勝負に徹する気力と情熱は変わらないが、野球観は異なった。山田は捕手の中沢伸二が叱られる姿を目の当たりにしてきた。

「特にバッテリーには厳しかった。配球にうるさい、うるさい。中沢さんはもうレギュラーで任せても良さそうなものを、怒られ役でかわいそうなくらいだった。自分の思うようにいかないと怒鳴り散らしたのは若手にも同じだ。なんだかんだ言われなかったのはわたしぐらいのもんじゃないかな」

勝つことに情熱を注いだが、あまりに厳しかったので、若手が萎縮しだして「もうちょっとのびのびやらせてあげてください」と陳情にいったほどだ。

「日本シリーズの猛抗議で見せたように、人の言うことを聞かない。それにカネやん(金田正一氏)とはいつもケンカした。お互いがけしかけた。野村(克也)さんへのライバル意識もすごかった。野村さんも細かい野球をしたから、もっと上をと思ったんだろう」

監督1年目の74年プレーオフで3連敗を喫した際のロッテ監督が金田正一。同じ捕手で、南海、ヤクルトなどで監督だった野村克也にライバル意識をむき出しにした。

阪急は米田哲也、梶本隆夫、足立光宏、石井茂雄ら名投手を輩出し、その系譜を継承したのが山田だ。西本に鍛えられ、上田が監督を引き継いだ後からも勝ちまくった。

12年連続開幕投手(75年~86年)を務め、特に日本シリーズで初めて巨人に勝った76年は26勝を記録。数々のタイトルを手中に収め、西本、上田が築いた第1、第2次黄金時代の屋台骨だった。
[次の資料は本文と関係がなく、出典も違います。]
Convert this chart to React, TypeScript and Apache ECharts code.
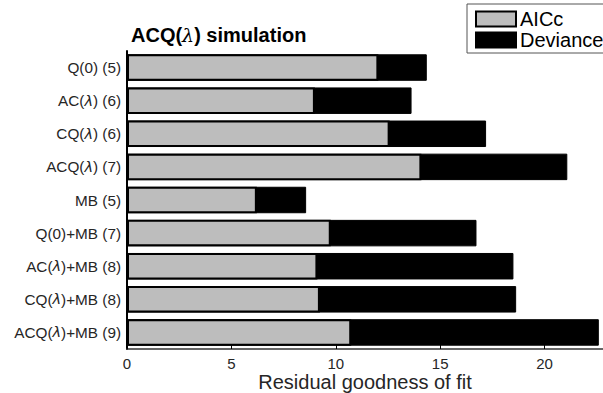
import React, { useEffect, useRef } from "react";
import * as echarts from "echarts";

// Model names with free-parameter counts, listed top to bottom
const models = [
  "Q(0) (5)",
  "AC(λ) (6)",
  "CQ(λ) (6)",
  "ACQ(λ) (7)",
  "MB (5)",
  "Q(0)+MB (7)",
  "AC(λ)+MB (8)",
  "CQ(λ)+MB (8)",
  "ACQ(λ)+MB (9)",
];

// Residual goodness of fit per model
const aiccValues = [12.04, 9.0, 12.58, 14.1, 6.22, 9.76, 9.12, 9.24, 10.74];
const devianceValues = [14.36, 13.63, 17.2, 21.09, 8.58, 16.74, 18.51, 18.64, 22.6];

const xTicks = [0, 5, 10, 15, 20];

const FONT = "'Liberation Sans', Arial, Helvetica, sans-serif";

// wrap λ in a rich-text span so it renders in italics
const withLambda = (s: string) => s.replace(/λ/g, "{l|λ}");

export default function App() {
  const ref = useRef<HTMLDivElement>(null);

  useEffect(() => {
    if (!ref.current) return;
    const chart = echarts.init(ref.current, undefined, { renderer: "svg" });
    chart.setOption({
      animation: false,
      backgroundColor: "#ffffff",
      textStyle: { fontFamily: FONT },
      title: {
        text: "ACQ({l|λ}) simulation",
        left: 126,
        top: 20,
        textStyle: {
          fontFamily: FONT,
          fontSize: 20,
          fontWeight: "bold",
          color: "#000",
          rich: {
            l: { fontFamily: "'DejaVu Serif', serif", fontStyle: "italic", fontSize: 19, fontWeight: "normal", color: "#000" },
          },
        },
      },
      legend: {
        orient: "vertical",
        left: 467,
        top: 4,
        data: ["AICc", "Deviance"],
        itemWidth: 40,
        itemHeight: 15,
        itemGap: 1,
        padding: [5, 3, 3, 8],
        borderColor: "#555",
        borderWidth: 1,
        backgroundColor: "#fff",
        icon: "rect",
        textStyle: { fontFamily: FONT, fontSize: 20, lineHeight: 20, color: "#000", padding: [0, 0, 0, -1] },
      },
      grid: { left: 127, right: 0, top: 51, bottom: 44, containLabel: false, outerBoundsMode: "none" },
      xAxis: {
        type: "value",
        min: 0,
        max: 22.8,
        interval: 5,
        name: "Residual goodness of fit",
        nameLocation: "middle",
        nameGap: 33,
        nameMoveOverlap: false,
        nameTextStyle: { fontFamily: FONT, fontSize: 20, lineHeight: 20, color: "#262626", verticalAlign: "middle" },
        axisLine: { show: true, lineStyle: { color: "#333", width: 1.5 } },
        axisTick: { show: true, inside: true, length: 4, lineStyle: { color: "#000" } },
        axisLabel: {
          fontFamily: FONT,
          fontSize: 15,
          lineHeight: 15,
          color: "#262626",
          margin: 7,
          showMaxLabel: false,
          formatter: (v: number) => (xTicks.includes(v) ? String(v) : ""),
        },
        splitLine: { show: false },
      },
      yAxis: {
        type: "category",
        data: models,
        inverse: true,
        axisLine: { show: true, lineStyle: { color: "#000", width: 2 } },
        axisTick: { show: false },
        axisLabel: {
          fontFamily: FONT,
          fontSize: 15.3,
          color: "#262626",
          margin: 6,
          formatter: (v: string) => withLambda(v),
          rich: {
            l: { fontFamily: "'DejaVu Sans', sans-serif", fontStyle: "italic", fontSize: 14.5, color: "#262626" },
          },
        },
      },
      series: [
        {
          name: "Deviance",
          type: "bar",
          data: devianceValues,
          barWidth: "80%",
          barGap: "-100%",
          itemStyle: { color: "#000", borderColor: "#000", borderWidth: 1 },
        },
        {
          name: "AICc",
          type: "bar",
          data: aiccValues,
          barWidth: "80%",
          barGap: "-100%",
          itemStyle: { color: "#bdbdbd", borderColor: "#000", borderWidth: 2 },
        },
      ],
    });
    return () => chart.dispose();
  }, []);

  return (
    <div
      ref={ref}
      style={{ position: "absolute", left: 0, top: 0, width: 603, height: 393 }}
    />
  );
}
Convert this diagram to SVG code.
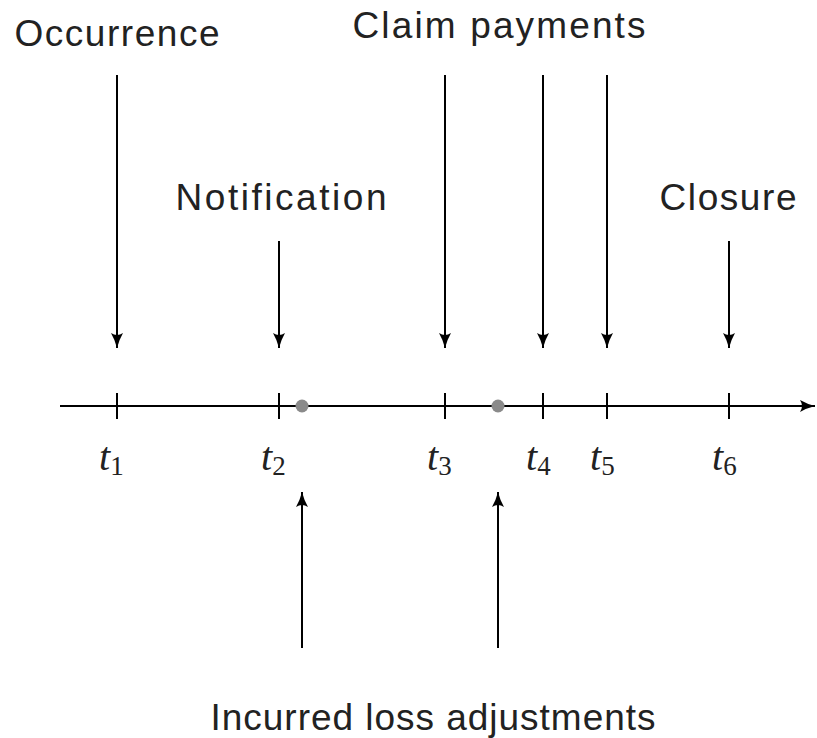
<svg xmlns="http://www.w3.org/2000/svg" width="817" height="738" viewBox="0 0 817 738">
<style>
.lbl{font-family:"Liberation Sans","DejaVu Sans",sans-serif;font-size:37px;fill:#222;text-anchor:middle}
.t{font-family:"Liberation Serif","DejaVu Serif",serif;font-size:40px;font-style:italic;fill:#222}
.sub{font-style:normal;font-size:27px}
.ln{stroke:#000;stroke-width:2;fill:none}
.arr{stroke:#000;stroke-width:2;fill:none;marker-end:url(#ah)}
.dot{fill:#8a8a8a}
</style>
<defs>
<marker id="ah" viewBox="0 0 16 14" refX="15" refY="7" markerWidth="16" markerHeight="14" markerUnits="userSpaceOnUse" orient="auto">
<path d="M0,1 Q7,5 15,7 Q7,9 0,13 Q4,7 0,1Z" fill="#000"/>
</marker>
</defs>
<g id="axis">
<line class="ln" x1="60" y1="406" x2="815" y2="406" style="marker-end:url(#ah)"/>
<line class="ln" x1="117" y1="393" x2="117" y2="419"/>
<line class="ln" x1="279" y1="393" x2="279" y2="419"/>
<line class="ln" x1="445" y1="393" x2="445" y2="419"/>
<line class="ln" x1="543" y1="393" x2="543" y2="419"/>
<line class="ln" x1="607" y1="393" x2="607" y2="419"/>
<line class="ln" x1="729" y1="393" x2="729" y2="419"/>
<circle class="dot" cx="302" cy="406" r="6.5"/>
<circle class="dot" cx="498" cy="406" r="6.5"/>
</g>
<g id="ticklabels">
<text class="t" x="99" y="470">t<tspan class="sub" dy="5">1</tspan></text>
<text class="t" x="261" y="470">t<tspan class="sub" dy="5">2</tspan></text>
<text class="t" x="427" y="470">t<tspan class="sub" dy="5">3</tspan></text>
<text class="t" x="526" y="470">t<tspan class="sub" dy="5">4</tspan></text>
<text class="t" x="590" y="470">t<tspan class="sub" dy="5">5</tspan></text>
<text class="t" x="712" y="470">t<tspan class="sub" dy="5">6</tspan></text>
</g>
<g id="occurrence"><text class="lbl" x="117" y="46" textLength="205" lengthAdjust="spacing">Occurrence</text></g>
<g id="claim-payments"><text class="lbl" x="499" y="38" textLength="293" lengthAdjust="spacing">Claim payments</text></g>
<g id="notification"><text class="lbl" x="281" y="210" textLength="211" lengthAdjust="spacing">Notification</text></g>
<g id="closure"><text class="lbl" x="728" y="210" textLength="137" lengthAdjust="spacing">Closure</text></g>
<g id="incurred"><text class="lbl" x="433" y="730" textLength="445" lengthAdjust="spacing">Incurred loss adjustments</text></g>
<g id="connectors">
<line class="arr" x1="117" y1="75" x2="117" y2="348"/>
<line class="arr" x1="279" y1="241" x2="279" y2="348"/>
<line class="arr" x1="445" y1="75" x2="445" y2="348"/>
<line class="arr" x1="543" y1="75" x2="543" y2="348"/>
<line class="arr" x1="607" y1="75" x2="607" y2="348"/>
<line class="arr" x1="729" y1="241" x2="729" y2="348"/>
<line class="arr" x1="302" y1="648" x2="302" y2="492"/>
<line class="arr" x1="498" y1="648" x2="498" y2="492"/>
</g>
</svg>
上田は日本一になった76年オフ、中日と大トレードを成立させる。中日から主力打者の島谷金二、20勝投手の稲葉光雄に、大隅正人を獲得し、その年日本シリーズで活躍した森本潔と戸田善紀ら4選手を放出した。

「上田流のチームマネジメントだ。日本一になった後のトレードには驚いたし、外国人を含めて、チームのウイークポイントを補強する手は早かった。福本、加藤、山田らが育ってたし、そこに長池さん、大熊さんら先輩がいて負けるわけがなかった」

山口高志、佐藤義則、山沖之彦、星野伸之ら投手が続いて育った。阪急、オリックス、日本ハムで計20シーズン指揮を執った。実績のない捕手が、知将に上り詰めた。山田は「上田さんは名将としてもっと持ち上げられるべきだと思う」と仰いだ。【編集委員・寺尾博和】(敬称略=おわり)

◆上田利治(うえだ・としはる)1937年(昭12)1月18日生まれ、徳島県出身。海南から関大を経て、59年広島入団。現役時代は捕手。3年間で122試合に出場し257打数56安打、2本塁打、17打点、打率2割1分8厘。62年の兼任コーチを経て、63年に26歳でコーチ専任。71年阪急コーチに転じ、74年監督昇格。78年オフに退任したが、81年に再就任。球団がオリックスに譲渡された後の90年まで務めた。リーグ優勝5回、日本一3回。95~99年は日本ハム監督を務めた。03年野球殿堂入り。17年7月1日、80歳で死去した。